**AIM OF THE TASK**
Repeat each entry as written, dropping any picture you find.

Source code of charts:
--------------------------------------------------

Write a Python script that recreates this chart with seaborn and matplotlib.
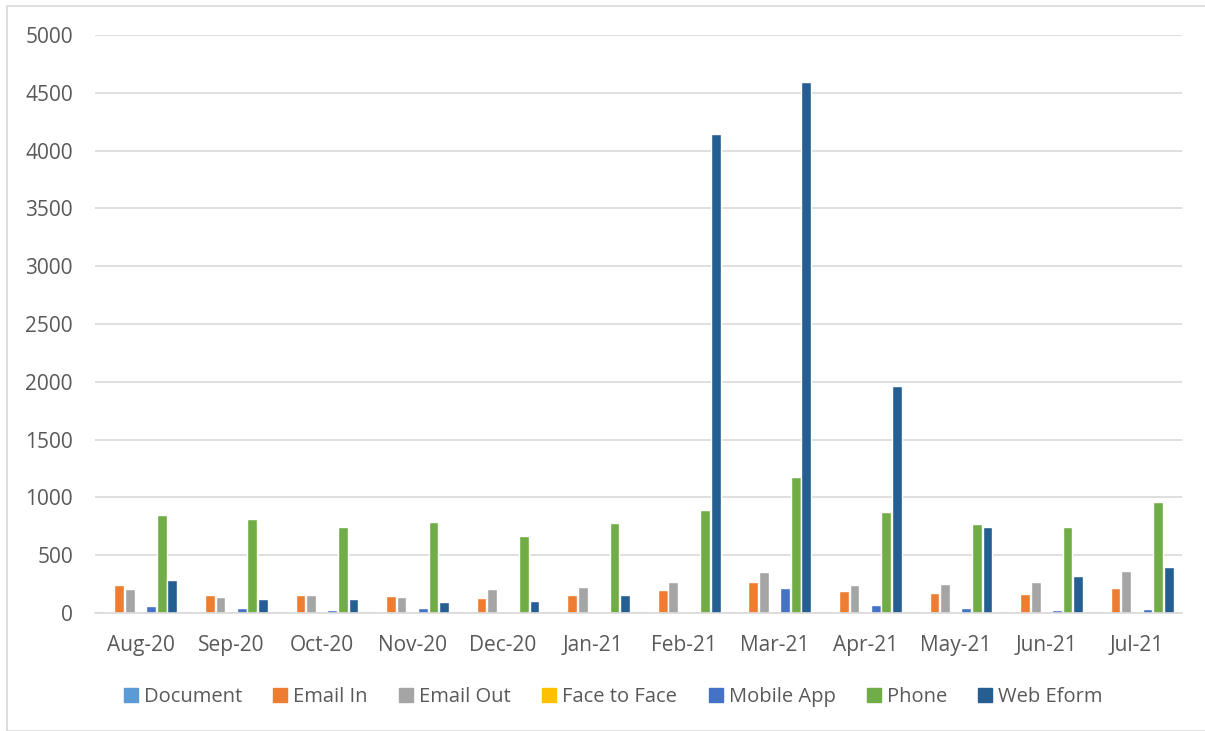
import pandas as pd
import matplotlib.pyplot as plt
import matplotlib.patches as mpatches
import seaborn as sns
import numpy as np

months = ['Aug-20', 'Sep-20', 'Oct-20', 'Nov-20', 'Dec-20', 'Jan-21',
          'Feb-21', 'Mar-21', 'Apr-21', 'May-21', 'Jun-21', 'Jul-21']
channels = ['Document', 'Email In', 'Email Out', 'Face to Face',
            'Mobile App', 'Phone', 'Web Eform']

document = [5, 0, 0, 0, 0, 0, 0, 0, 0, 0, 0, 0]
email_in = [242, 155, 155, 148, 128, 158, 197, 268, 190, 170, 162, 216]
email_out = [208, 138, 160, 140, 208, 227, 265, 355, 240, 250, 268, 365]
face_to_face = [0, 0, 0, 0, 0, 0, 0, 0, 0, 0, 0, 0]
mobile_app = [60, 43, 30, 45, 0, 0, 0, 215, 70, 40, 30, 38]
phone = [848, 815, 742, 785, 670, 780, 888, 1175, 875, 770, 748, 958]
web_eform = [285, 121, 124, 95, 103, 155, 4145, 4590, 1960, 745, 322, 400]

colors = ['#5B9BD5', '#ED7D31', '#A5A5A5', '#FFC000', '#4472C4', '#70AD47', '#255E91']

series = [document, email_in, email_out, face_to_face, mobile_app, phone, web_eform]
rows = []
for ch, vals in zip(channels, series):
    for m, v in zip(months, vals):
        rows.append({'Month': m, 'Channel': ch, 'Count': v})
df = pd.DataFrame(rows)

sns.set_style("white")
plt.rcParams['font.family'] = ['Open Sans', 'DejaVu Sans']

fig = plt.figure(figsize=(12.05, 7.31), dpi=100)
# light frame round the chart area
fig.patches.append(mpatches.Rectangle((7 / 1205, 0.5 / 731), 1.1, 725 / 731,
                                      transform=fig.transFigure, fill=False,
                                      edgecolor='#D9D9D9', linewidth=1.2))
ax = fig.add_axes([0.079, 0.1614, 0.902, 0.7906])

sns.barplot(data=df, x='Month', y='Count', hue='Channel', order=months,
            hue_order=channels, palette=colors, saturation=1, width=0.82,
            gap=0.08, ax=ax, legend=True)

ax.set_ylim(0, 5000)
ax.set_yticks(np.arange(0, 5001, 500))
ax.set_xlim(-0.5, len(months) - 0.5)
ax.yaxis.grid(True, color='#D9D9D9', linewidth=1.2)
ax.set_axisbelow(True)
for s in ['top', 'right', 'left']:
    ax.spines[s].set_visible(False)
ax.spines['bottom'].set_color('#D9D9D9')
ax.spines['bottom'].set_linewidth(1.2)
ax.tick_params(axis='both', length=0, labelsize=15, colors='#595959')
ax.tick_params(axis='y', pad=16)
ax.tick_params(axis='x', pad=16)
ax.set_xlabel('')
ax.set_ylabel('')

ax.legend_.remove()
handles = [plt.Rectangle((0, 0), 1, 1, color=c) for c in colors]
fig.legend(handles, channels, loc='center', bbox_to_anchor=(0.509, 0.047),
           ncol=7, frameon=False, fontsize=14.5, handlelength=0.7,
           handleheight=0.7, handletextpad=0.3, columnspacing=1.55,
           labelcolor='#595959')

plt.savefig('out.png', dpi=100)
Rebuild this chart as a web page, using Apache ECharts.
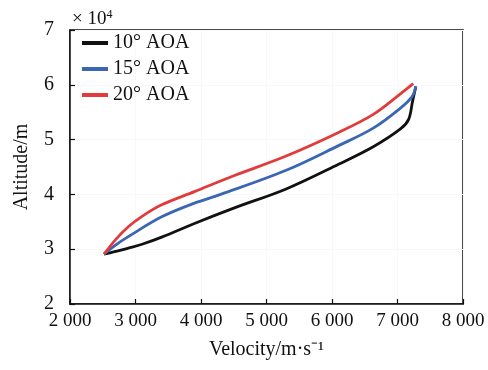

--------------------------------------------------

**REPLY**
Write a Python script that recreates this chart with seaborn and matplotlib.
import pandas as pd
import matplotlib.pyplot as plt
import matplotlib.patches as mpatches
import seaborn as sns
import numpy as np

months = ['Aug-20', 'Sep-20', 'Oct-20', 'Nov-20', 'Dec-20', 'Jan-21',
          'Feb-21', 'Mar-21', 'Apr-21', 'May-21', 'Jun-21', 'Jul-21']
channels = ['Document', 'Email In', 'Email Out', 'Face to Face',
            'Mobile App', 'Phone', 'Web Eform']

document = [5, 0, 0, 0, 0, 0, 0, 0, 0, 0, 0, 0]
email_in = [242, 155, 155, 148, 128, 158, 197, 268, 190, 170, 162, 216]
email_out = [208, 138, 160, 140, 208, 227, 265, 355, 240, 250, 268, 365]
face_to_face = [0, 0, 0, 0, 0, 0, 0, 0, 0, 0, 0, 0]
mobile_app = [60, 43, 30, 45, 0, 0, 0, 215, 70, 40, 30, 38]
phone = [848, 815, 742, 785, 670, 780, 888, 1175, 875, 770, 748, 958]
web_eform = [285, 121, 124, 95, 103, 155, 4145, 4590, 1960, 745, 322, 400]

colors = ['#5B9BD5', '#ED7D31', '#A5A5A5', '#FFC000', '#4472C4', '#70AD47', '#255E91']

series = [document, email_in, email_out, face_to_face, mobile_app, phone, web_eform]
rows = []
for ch, vals in zip(channels, series):
    for m, v in zip(months, vals):
        rows.append({'Month': m, 'Channel': ch, 'Count': v})
df = pd.DataFrame(rows)

sns.set_style("white")
plt.rcParams['font.family'] = ['Open Sans', 'DejaVu Sans']

fig = plt.figure(figsize=(12.05, 7.31), dpi=100)
# light frame round the chart area
fig.patches.append(mpatches.Rectangle((7 / 1205, 0.5 / 731), 1.1, 725 / 731,
                                      transform=fig.transFigure, fill=False,
                                      edgecolor='#D9D9D9', linewidth=1.2))
ax = fig.add_axes([0.079, 0.1614, 0.902, 0.7906])

sns.barplot(data=df, x='Month', y='Count', hue='Channel', order=months,
            hue_order=channels, palette=colors, saturation=1, width=0.82,
            gap=0.08, ax=ax, legend=True)

ax.set_ylim(0, 5000)
ax.set_yticks(np.arange(0, 5001, 500))
ax.set_xlim(-0.5, len(months) - 0.5)
ax.yaxis.grid(True, color='#D9D9D9', linewidth=1.2)
ax.set_axisbelow(True)
for s in ['top', 'right', 'left']:
    ax.spines[s].set_visible(False)
ax.spines['bottom'].set_color('#D9D9D9')
ax.spines['bottom'].set_linewidth(1.2)
ax.tick_params(axis='both', length=0, labelsize=15, colors='#595959')
ax.tick_params(axis='y', pad=16)
ax.tick_params(axis='x', pad=16)
ax.set_xlabel('')
ax.set_ylabel('')

ax.legend_.remove()
handles = [plt.Rectangle((0, 0), 1, 1, color=c) for c in colors]
fig.legend(handles, channels, loc='center', bbox_to_anchor=(0.509, 0.047),
           ncol=7, frameon=False, fontsize=14.5, handlelength=0.7,
           handleheight=0.7, handletextpad=0.3, columnspacing=1.55,
           labelcolor='#595959')

plt.savefig('out.png', dpi=100)
Rebuild this chart as a web page, using Apache ECharts.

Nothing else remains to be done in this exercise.